Die Strategen in Leverkusen ziehen einen Vorteil daraus, dass Bayer ein multinationaler Konzern ist. So bot sich bereits im Jahre 1998 in Schottland die Möglichkeit, Pestizidtests am Menschen durchzuführen. Acht schottische Studenten erklärten sich bereit, vier Wochen lang für je 1 500 Pfund Entschädigung an der Testreihe mit Azinphos-Methyl teilzunehmen. Die Probanden wurden »zum Abschluss noch einmal untersucht«, wie der Pressesprecher der Bayer AG, Peter Kraus, erklärt. Dann trennten sich die Wege. Die Umweltschutzorganisation Friends of the Earth Scotland fordert inzwischen eine lebenslange Betreuung der Testpersonen durch den Konzern. Schließlich sei noch überhaupt nicht absehbar, ob nicht eventuell Langzeitschäden durch die Einnahme der Pestizide auftreten könnten.

Die britische Gesetzgebung ermöglichte damals diese Versuche. Und nun deutet sich auch in den USA eine Änderung der Rechtslage an. »Wir wissen bis heute noch nicht, woran wir sind. Nach außen hat die EPA diese Versuche abgelehnt, nach innen hat sie z.B. unsere Daten aus Schottland verwendet«, sagt Kraus. Doch knapp 14 Jahre nach dem »Ban on Use« könnte die Verunsicherung der Konzerne bald ein Ende haben. »Wir hoffen, obwohl wir derzeit keine Versuche planen, auf eine klare Stellungnahme der Epa, damit wir in Zukunft wissen, woran wir sind.«

Die Aktivisten vom NRDC finden das Ansinnen von Bayer »empörend und unmoralisch«. Und die deutsche Coordination gegen Bayer-Gefahren (CBG) fürchtet die Zustimmung der Ethikkommission der Nas. Sie käme einem »Dammbruch« gleich. »Es würde sich nicht um eine punktuelle, sondern dann um eine generelle Zustimmung handeln«, meint Philipp Mimkes von der CBG. Damit hätte die Strategie der Bayer AG wieder einmal zum Erfolg geführt. Wie 1979, als in Deutschland das Pflanzenschutzmittel DDT verboten wurde und der Konzern den Stoff weiter in Staaten des Trikont exportierte.

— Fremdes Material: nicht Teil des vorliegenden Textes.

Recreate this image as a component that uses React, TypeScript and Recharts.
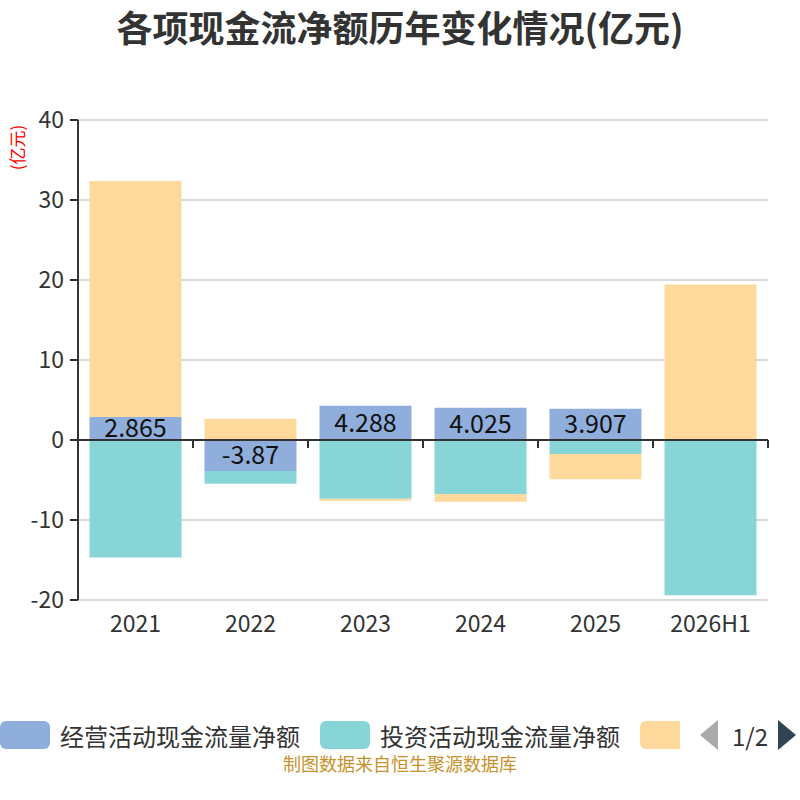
import React from "react";
import {
  Bar,
  BarChart,
  CartesianGrid,
  LabelList,
  ReferenceLine,
  XAxis,
  YAxis,
} from "recharts";

const YEARS = ["2021", "2022", "2023", "2024", "2025", "2026H1"];
const OPERATING = [2.865, -3.87, 4.288, 4.025, 3.907, 0.05];
const INVESTING = [-14.7, -1.59, -7.33, -6.75, -1.75, -19.4];
const FINANCING = [29.51, 2.66, -0.25, -0.96, -3.16, 19.38];
const Y_TICKS = [-20, -10, 0, 10, 20, 30, 40];

const NAMES = ["经营活动现金流量净额", "投资活动现金流量净额", "筹资活动现金流量净额"];
const COLORS = ["#8faedb", "#88d5d8", "#fed99b"];

const FONT = "'Noto Sans CJK SC', 'Noto Sans', sans-serif";

const data = YEARS.map((year, i) => ({
  year,
  operating: OPERATING[i],
  investing: INVESTING[i],
  financing: FINANCING[i],
}));

// zero axis line with category boundary ticks pointing down
function ZeroAxis(props: any) {
  const { x1, x2, y1 } = props;
  const step = (x2 - x1) / YEARS.length;
  const ticks = [];
  for (let i = 0; i <= YEARS.length; i++) {
    const x = x1 + step * i;
    ticks.push(<line key={i} x1={x} x2={x} y1={y1} y2={y1 + 8} stroke="#333" strokeWidth={2} />);
  }
  return (
    <g>
      <line x1={x1} x2={x2} y1={y1} y2={y1} stroke="#333" strokeWidth={2} />
      {ticks}
    </g>
  );
}

function Legend() {
  return (
    <div
      style={{
        position: "absolute",
        left: 0,
        top: 718,
        width: 800,
        height: 34,
        display: "flex",
        alignItems: "center",
        fontFamily: FONT,
        fontSize: 24,
        color: "#333",
        overflow: "hidden",
        whiteSpace: "nowrap",
      }}
    >
      <div style={{ width: 50, height: 28, borderRadius: 6, background: COLORS[0], marginRight: 10, flexShrink: 0 }} />
      <span style={{ width: 260, flexShrink: 0 }}>{NAMES[0]}</span>
      <div style={{ width: 50, height: 28, borderRadius: 6, background: COLORS[1], marginRight: 10, flexShrink: 0 }} />
      <span style={{ width: 260, flexShrink: 0 }}>{NAMES[1]}</span>
      <div
        style={{
          width: 40,
          height: 28,
          borderRadius: "6px 0 0 6px",
          background: COLORS[2],
          marginRight: 20,
          flexShrink: 0,
        }}
      />
      <svg width={18} height={30} style={{ marginRight: 14, flexShrink: 0 }}>
        <polygon points="18,0 0,15 18,30" fill="#aaa" />
      </svg>
      <span style={{ marginRight: 10 }}>1/2</span>
      <svg width={18} height={30} style={{ flexShrink: 0 }}>
        <polygon points="0,0 18,15 0,30" fill="#2f4554" />
      </svg>
    </div>
  );
}

export default function App() {
  return (
    <div style={{ position: "absolute", left: 0, top: 0, width: 800, height: 800, background: "#fff", fontFamily: FONT }}>
      <div
        style={{
          position: "absolute",
          top: 0,
          width: 800,
          textAlign: "center",
          fontSize: 36,
          lineHeight: "52px",
          fontWeight: "bold",
          color: "#333",
        }}
      >
        各项现金流净额历年变化情况(亿元)
      </div>
      <div
        style={{
          position: "absolute",
          left: 0,
          top: 122,
          width: 34,
          height: 50,
          color: "red",
          fontSize: 17,
          display: "flex",
          alignItems: "center",
          justifyContent: "center",
        }}
      >
        <span style={{ transform: "rotate(-90deg)", whiteSpace: "nowrap" }}>(亿元)</span>
      </div>
      <div style={{ position: "absolute", left: 0, top: 0 }}>
        <BarChart
          width={800}
          height={660}
          data={data}
          stackOffset="sign"
          barCategoryGap="10%"
          margin={{ top: 120, right: 32, bottom: 20, left: 18 }}
        >
          <CartesianGrid vertical={false} stroke="#ccc" strokeWidth={1.5} />
          <XAxis
            dataKey="year"
            axisLine={false}
            tickLine={false}
            height={40}
            tick={{ fill: "#333", fontSize: 23 }}
            tickMargin={10}
          />
          <YAxis
            domain={[-20, 40]}
            ticks={Y_TICKS}
            width={60}
            axisLine={{ stroke: "#333", strokeWidth: 2 }}
            tickLine={{ stroke: "#333", strokeWidth: 2 }}
            tickSize={8}
            tickMargin={6}
            tick={{ fill: "#333", fontSize: 23 }}
          />
          <Bar dataKey="operating" name={NAMES[0]} stackId="a" fill={COLORS[0]} isAnimationActive={false}>
            <LabelList
              dataKey="operating"
              position="center"
              fill="#111"
              fontSize={25}
              formatter={(v: any) => (Math.abs(v) < 0.5 ? "" : v)}
            />
          </Bar>
          <Bar dataKey="investing" name={NAMES[1]} stackId="a" fill={COLORS[1]} isAnimationActive={false} />
          <Bar dataKey="financing" name={NAMES[2]} stackId="a" fill={COLORS[2]} isAnimationActive={false} />
          <ReferenceLine y={0} shape={<ZeroAxis />} />
        </BarChart>
      </div>
      <Legend />
      <div
        style={{
          position: "absolute",
          top: 750,
          width: 800,
          textAlign: "center",
          fontSize: 18,
          color: "#c8922a",
        }}
      >
        制图数据来自恒生聚源数据库
      </div>
    </div>
  );
}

Mimkes vermutet, dass Bayer eine Erhöhung der Grenzwerte betreibt, um den Absatz seiner Pestizide zu sichern. Dass der ökonomische Nutzen im Vordergrund steht, lässt sich nicht bezweifeln. »Eine Ablehnung wäre für uns sicher nicht erfreulich. Wir würden einige Anwendungsfelder des Pflanzenschutzmittels verlieren«, gesteht Kraus.